Tags: nagios, nrpe, system monitoring

November 11th, 2010 at 7:11 pm
Yes, I got same problem when I using check_file_age on a remote server to check a daily backup file.
My configure as below:
Remote server:command[check_db_backup_file]=/usr/local/nagios/libexec/check_file_age -w 86400 -c 93600 -f /u01/backup/db_demo_$(date +%Y%m%d.dmp).gz
Monitoring sevrer: ./check_nrpe -H IPofRemoteServer -c check_db_backup_file
Error:
FILE_AGE CRITICAL: File not found – /u01/backup/db_demo_20101112.dmp.gz$
It also a bonus $ at the end…
But I can run command on remote server with error:
/usr/local/nagios/libexec/check_file_age -w 86400 -c 93600 -f /u01/backup/db_demo_$(date +%Y%m%d.dmp).gz
FILE_AGE OK: /u01/backup/db_demo_20101112.dmp.gz is 33861 seconds old and 685676145 bytes
Please let me know if any idea to fix it. Thanks!

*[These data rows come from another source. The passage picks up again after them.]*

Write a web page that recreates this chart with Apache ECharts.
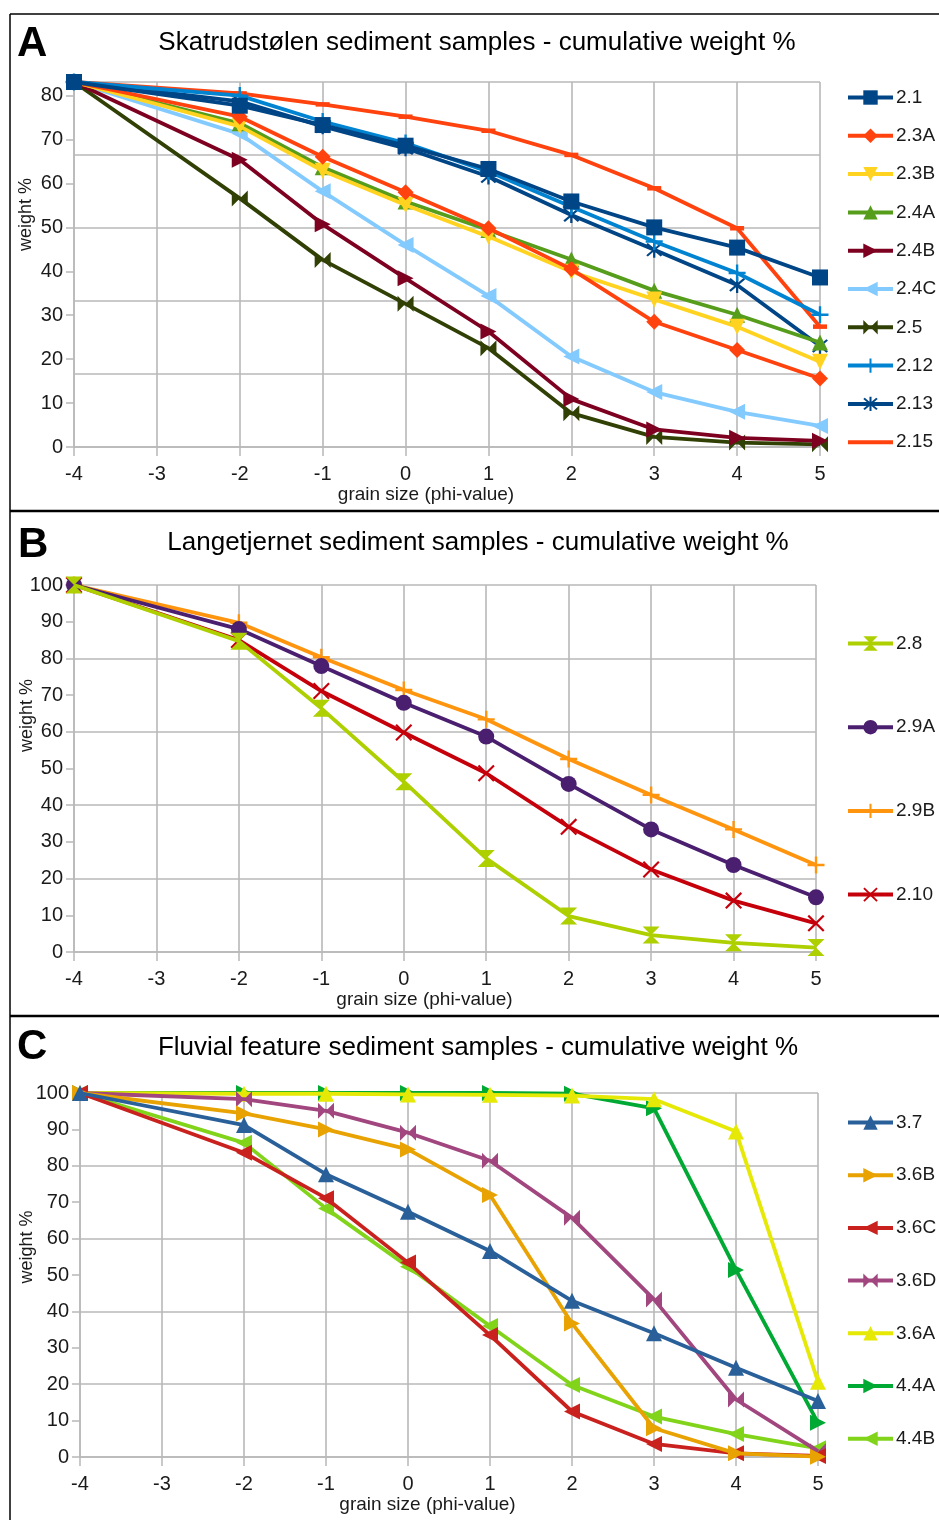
<!DOCTYPE html>
<html>
<head>
<meta charset="utf-8">
<script src="https://cdn.jsdelivr.net/npm/echarts@6/dist/echarts.min.js"></script>
<style>
html,body{margin:0;padding:0;background:#fff;}
#c{width:939px;height:1520px;}
</style>
</head>
<body>
<div id="c"></div>
<script>
// grain size (phi-value) categories shared by all panels
const phi = [-4, -2, -1, 0, 1, 2, 3, 4, 5];
const xTicks = [-4, -3, -2, -1, 0, 1, 2, 3, 4, 5];

// Panel A: Skatrudstølen
const namesA = ['2.1', '2.3A', '2.3B', '2.4A', '2.4B', '2.4C', '2.5', '2.12', '2.13', '2.15'];
const a_2_1  = [83.1, 77.7, 73.3, 68.6, 63.3, 55.9, 50.0, 45.4, 38.6];
const a_2_3A = [83.1, 75.2, 66.1, 58.0, 49.8, 40.5, 28.5, 22.1, 15.6];
const a_2_3B = [83.1, 73.0, 62.9, 55.1, 47.9, 39.9, 33.6, 27.4, 19.4];
const a_2_4A = [83.1, 73.7, 63.7, 55.9, 49.4, 42.7, 35.6, 30.1, 23.8];
const a_2_4B = [83.1, 65.4, 50.7, 38.4, 26.3, 10.9, 4.0, 2.1, 1.4];
const a_2_4C = [83.1, 71.3, 58.2, 46.0, 34.4, 20.6, 12.5, 8.0, 4.8];
const a_2_5  = [83.1, 56.6, 42.6, 32.6, 22.5, 7.7, 2.3, 1.0, 0.6];
const a_2_12 = [83.1, 80.0, 74.1, 69.2, 62.7, 54.7, 46.8, 39.6, 30.1];
const a_2_13 = [83.1, 78.7, 73.0, 68.0, 61.6, 52.8, 44.9, 36.9, 23.0];
const a_2_15 = [83.1, 80.5, 78.0, 75.2, 72.0, 66.5, 58.9, 49.8, 27.4];
const yMaxA = 83.1;

// Panel B: Langetjernet
const namesB = ['2.8', '2.9A', '2.9B', '2.10'];
const b_2_8  = [100, 84.7, 66.4, 46.4, 25.5, 9.8, 4.6, 2.5, 1.2];
const b_2_9A = [100, 88.0, 77.9, 67.9, 58.7, 45.8, 33.4, 23.7, 14.9];
const b_2_9B = [100, 89.7, 80.3, 71.4, 63.4, 52.6, 42.8, 33.4, 23.7];
const b_2_10 = [100, 85.0, 71.1, 59.8, 48.7, 34.1, 22.5, 14.0, 7.8];

// Panel C: Fluvial feature
const namesC = ['3.7', '3.6B', '3.6C', '3.6D', '3.6A', '4.4A', '4.4B'];
const c_3_7  = [100, 91.2, 77.7, 67.4, 56.6, 42.9, 34.0, 24.5, 15.4];
const c_3_6B = [100, 94.4, 90.0, 84.5, 72.0, 36.7, 7.9, 1.0, 0.1];
const c_3_6C = [100, 83.6, 71.1, 53.4, 33.5, 12.5, 3.6, 1.0, 0.3];
const c_3_6D = [100, 98.3, 95.1, 89.1, 81.4, 65.7, 43.3, 15.8, 1.6];
const c_3_6A = [100, 99.8, 99.8, 99.6, 99.5, 99.3, 98.3, 89.4, 20.7];
const c_4_4A = [100, 100, 100, 100, 100, 99.8, 95.8, 51.4, 9.4];
const c_4_4B = [100, 86.3, 68.3, 52.3, 36.0, 19.8, 11.1, 6.3, 2.4];

const FONT = 'Liberation Sans';
const TXT = '#1a1a1a';
const GRID = '#b8b8b8';

// marker shapes
const S = {
  rect: {symbol: 'rect', size: 16},
  diamond: {symbol: 'diamond', size: 16},
  down: {symbol: 'triangle', size: 16, rotate: 180},
  up: {symbol: 'triangle', size: 16, rotate: 0},
  right: {symbol: 'triangle', size: 16, rotate: -90},
  left: {symbol: 'triangle', size: 16, rotate: 90},
  bowtie: {symbol: 'path://M0,0L10,10L0,20Z M20,0L10,10L20,20Z', size: 16},
  hourglass: {symbol: 'path://M0,0L20,0L10,10Z M0,20L20,20L10,10Z', size: 17},
  plus: {symbol: 'path://M8.6,0H11.4V8.6H20V11.4H11.4V20H8.6V11.4H0V8.6H8.6Z', size: 17},
  star: {symbol: 'path://M8.8,0H11.2V20H8.8Z M1.5,3.2L3.2,1.5L18.5,16.8L16.8,18.5Z M16.8,1.5L18.5,3.2L3.2,18.5L1.5,16.8Z', size: 16},
  dash: {symbol: 'rect', size: [14, 4.5]},
  circle: {symbol: 'circle', size: 16},
  cross: {symbol: 'path://M0,1.8L1.8,0L10,8.2L18.2,0L20,1.8L11.8,10L20,18.2L18.2,20L10,11.8L1.8,20L0,18.2L8.2,10Z', size: 17}
};

function mk(name, vals, color, shape, xi, yi, z) {
  return {
    name: name, type: 'line', xAxisIndex: xi, yAxisIndex: yi,
    data: phi.map((x, i) => [x, vals[i]]),
    symbol: shape.symbol, symbolSize: shape.size, symbolRotate: shape.rotate || 0,
    showAllSymbol: true, animation: false, z: z,
    lineStyle: {color: color, width: 3.8},
    itemStyle: {color: color, borderWidth: 0},
    emphasis: {disabled: true}
  };
}

const seriesA = [
  mk('2.1', a_2_1, '#004586', S.rect, 0, 0, 30),
  mk('2.3A', a_2_3A, '#ff420e', S.diamond, 0, 0, 29),
  mk('2.3B', a_2_3B, '#ffd320', S.down, 0, 0, 28),
  mk('2.4A', a_2_4A, '#579d1c', S.up, 0, 0, 27),
  mk('2.4B', a_2_4B, '#7e0021', S.right, 0, 0, 26),
  mk('2.4C', a_2_4C, '#83caff', S.left, 0, 0, 25),
  mk('2.5', a_2_5, '#314004', S.bowtie, 0, 0, 24),
  mk('2.12', a_2_12, '#0084d1', S.plus, 0, 0, 23),
  mk('2.13', a_2_13, '#004586', S.star, 0, 0, 22),
  mk('2.15', a_2_15, '#ff420e', S.dash, 0, 0, 21)
];
const seriesB = [
  mk('2.8', b_2_8, '#aecf00', S.hourglass, 1, 2, 30),
  mk('2.9A', b_2_9A, '#4b1f6f', S.circle, 1, 2, 29),
  mk('2.9B', b_2_9B, '#ff950e', S.plus, 1, 2, 28),
  mk('2.10', b_2_10, '#c5000b', S.cross, 1, 2, 27)
];
const seriesC = [
  mk('3.7', c_3_7, '#2a6099', S.up, 2, 4, 30),
  mk('3.6B', c_3_6B, '#e8a202', S.right, 2, 4, 29),
  mk('3.6C', c_3_6C, '#c9211e', S.left, 2, 4, 28),
  mk('3.6D', c_3_6D, '#a1467e', S.bowtie, 2, 4, 27),
  mk('3.6A', c_3_6A, '#e6e905', S.up, 2, 4, 26),
  mk('4.4A', c_4_4A, '#00a933', S.right, 2, 4, 25),
  mk('4.4B', c_4_4B, '#81d41a', S.left, 2, 4, 24)
];

const grids = [
  {left: 74, right: 119, top: 82, bottom: 1073, outerBoundsMode: 'none', containLabel: false},
  {left: 74, right: 123, top: 585, bottom: 568, outerBoundsMode: 'none', containLabel: false},
  {left: 80, right: 121, top: 1093, bottom: 63, outerBoundsMode: 'none', containLabel: false}
];

function xAxis(gi, namePad) {
  return {
    type: 'value', gridIndex: gi, min: xTicks[0], max: xTicks[xTicks.length - 1], interval: 1,
    name: 'grain size (phi-value)', nameLocation: 'middle', nameGap: 38, nameMoveOverlap: false,
    nameTextStyle: {fontFamily: FONT, fontSize: 19, color: TXT, padding: [0, namePad, 0, 0]},
    axisLine: {show: true, onZero: false, lineStyle: {color: GRID, width: 1.5}},
    axisTick: {show: true, inside: false, length: 9, lineStyle: {color: GRID, width: 1.5}},
    axisLabel: {fontFamily: FONT, fontSize: 20, color: TXT, margin: 17},
    splitLine: {show: true, lineStyle: {color: GRID, width: 1.6}}
  };
}
function yLabelAxis(gi, max, namePad, gap) {
  return {
    type: 'value', gridIndex: gi, min: 0, max: max, interval: 10,
    name: 'weight %', nameLocation: 'middle', nameGap: gap, nameMoveOverlap: false,
    nameTextStyle: {fontFamily: FONT, fontSize: 18, color: TXT, padding: [0, 0, 0, namePad]},
    axisLine: {show: true, onZero: false, lineStyle: {color: GRID, width: 1.5}},
    axisTick: {show: true, length: 8, lineStyle: {color: GRID, width: 1.5}},
    axisLabel: {fontFamily: FONT, fontSize: 20, color: TXT, margin: 11, showMaxLabel: max % 10 === 0,
      formatter: v => (Math.abs(v % 10) < 1e-9 ? String(v) : '')},
    splitLine: {show: false}
  };
}
function yGridAxis(gi, max, step) {
  return {
    type: 'value', gridIndex: gi, min: 0, max: max, interval: step, position: 'left',
    axisLine: {show: false, onZero: false}, axisTick: {show: false}, axisLabel: {show: false},
    splitLine: {show: true, lineStyle: {color: GRID, width: 1.6}}
  };
}

function legend(names, top, gap, extra) {
  return {
    data: names.map(n => (extra && extra[n]) ? Object.assign({name: n}, extra[n]) : n),
    orient: 'vertical', left: 846, top: top, itemGap: gap, padding: 0,
    itemWidth: 45, itemHeight: 18, selectedMode: false,
    lineStyle: {width: 4},
    textStyle: {fontFamily: FONT, fontSize: 19, color: TXT, lineHeight: 18, padding: [0, 0, 0, -2]}
  };
}

function txt(x, y, text, size, weight, align) {
  return {type: 'text', x: x, y: y, silent: true,
    style: {text: text, fontFamily: FONT, fontSize: size, fontWeight: weight, fill: '#000',
      textAlign: align, textVerticalAlign: 'middle'}};
}
function hline(y, w) {
  return {type: 'line', silent: true, shape: {x1: 10, y1: y, x2: 939, y2: y}, style: {stroke: '#000', lineWidth: w}};
}

const chart = echarts.init(document.getElementById('c'), null, {renderer: 'canvas'});
chart.setOption({
  animation: false,
  backgroundColor: '#fff',
  grid: grids,
  xAxis: [xAxis(0, 42), xAxis(1, 41), xAxis(2, 43)],
  yAxis: [
    yLabelAxis(0, yMaxA, 100, 39), yGridAxis(0, yMaxA, yMaxA / 5),
    yLabelAxis(1, 100, 106, 38), yGridAxis(1, 100, 20),
    yLabelAxis(2, 100, 56, 44), yGridAxis(2, 100, 20)
  ],
  legend: [
    legend(namesA, 88, 19.3, {'2.15': {icon: 'path://M0,0H45V4H0Z'}}),
    legend(namesB, 634, 64.7),
    legend(namesC, 1113, 33.7)
  ],
  series: seriesA.concat(seriesB, seriesC),
  graphic: [
    hline(14, 1.5),
    {type: 'line', silent: true, shape: {x1: 10, y1: 14, x2: 10, y2: 1520}, style: {stroke: '#000', lineWidth: 1.5}},
    hline(511, 2.5),
    hline(1016, 2.5),
    txt(17, 44, 'A', 42, 'bold', 'left'),
    txt(18, 545, 'B', 42, 'bold', 'left'),
    txt(17, 1047, 'C', 42, 'bold', 'left'),
    txt(477, 43, 'Skatrudstølen sediment samples - cumulative weight %', 26, 'normal', 'center'),
    txt(478, 543, 'Langetjernet sediment samples - cumulative weight %', 26, 'normal', 'center'),
    txt(478, 1048, 'Fluvial feature sediment samples - cumulative weight %', 26, 'normal', 'center')
  ]
});
</script>
</body>
</html>
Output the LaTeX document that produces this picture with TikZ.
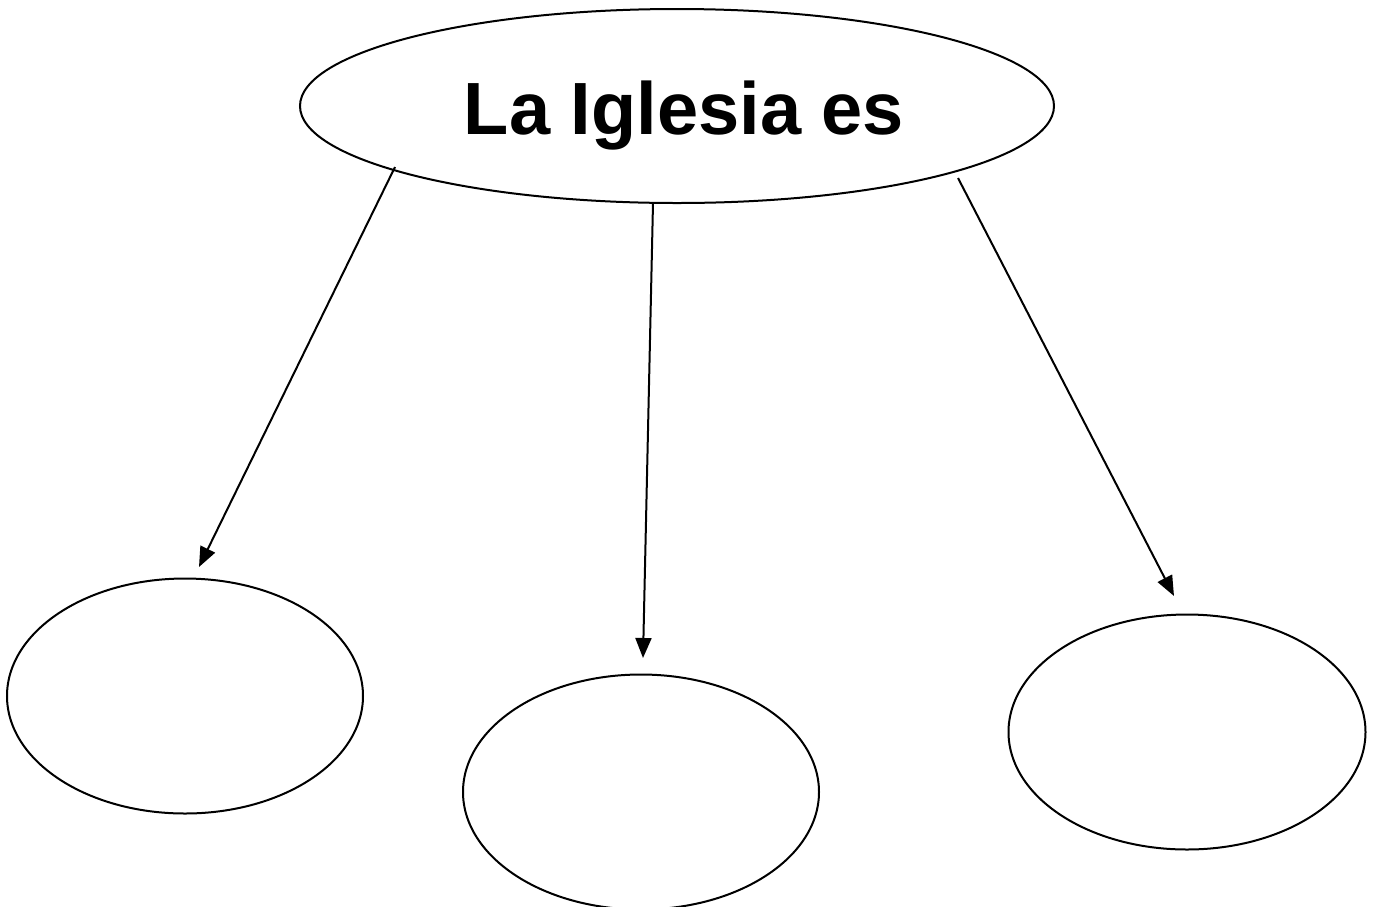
\documentclass[tikz,border=0pt]{standalone}
\usepackage{fontspec}
\setmainfont{Liberation Sans}
\usetikzlibrary{arrows.meta,shapes.geometric}
\begin{document}
\begin{tikzpicture}[x=1pt,y=-1pt,
  oval/.style={draw=black,line width=2pt,ellipse,inner sep=0pt},
  arr/.style={line width=2pt,-{Triangle[length=20pt,width=16pt]}}]
\useasboundingbox (0,0) rectangle (1374,906);
\node[oval,minimum width=754pt,minimum height=194pt] (top) at (677,106) {};
\node[anchor=base,font=\bfseries\fontsize{74}{80}\selectfont] (title) at (684,134) {La Iglesia es};
\node[oval,minimum width=356pt,minimum height=235pt] (left) at (185,696) {};
\node[oval,minimum width=356pt,minimum height=235pt] (mid) at (641,792) {};
\node[oval,minimum width=357pt,minimum height=235pt] (right) at (1187,732) {};
\coordinate (s1) at (395,167);
\coordinate (e1) at (199,567);
\coordinate (s2) at (653,203);
\coordinate (e2) at (643,658);
\coordinate (s3) at (958,178);
\coordinate (e3) at (1174,596);
\draw[arr] (s1) -- (e1);
\draw[arr] (s2) -- (e2);
\draw[arr] (s3) -- (e3);
\end{tikzpicture}
\end{document}
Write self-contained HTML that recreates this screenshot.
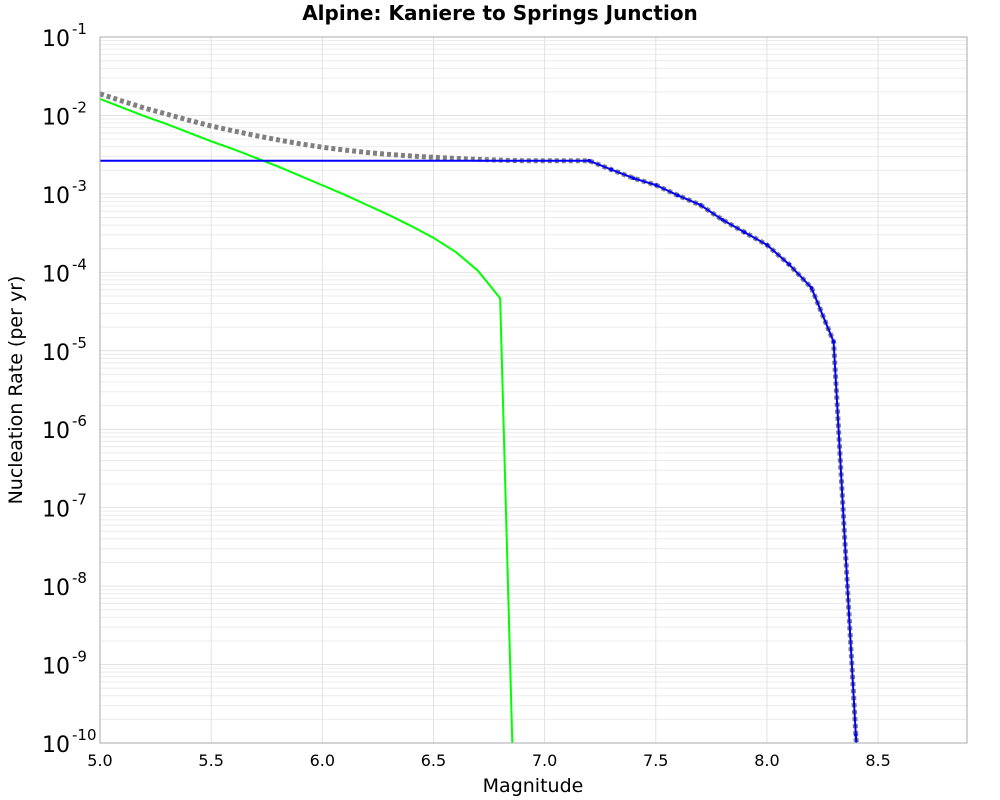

January 8th, 2011 at 2:19 pm
That seems consistent with the problem I had in using variable substitution with NRPE. One (probably dumb) thing to try might be not using a variable in your remote server nrpe configuration but instead having a task in crontab which rewrites the line to have the right filename on a daily basis. Something like
#!/bin/bash
# update_nrpe
TODAY=$(date +%Y%m%d)
### WARNING, completely untested, just an idea, do not use in production environment without testing.
sed -e ‘s/db_demo_(.*)/${TODAY}/’ /etc/nagios/nrpe_local.cfg > /etc/nagios/nrpe_local.cfg
would remove the variable substitution from the nrpe processing.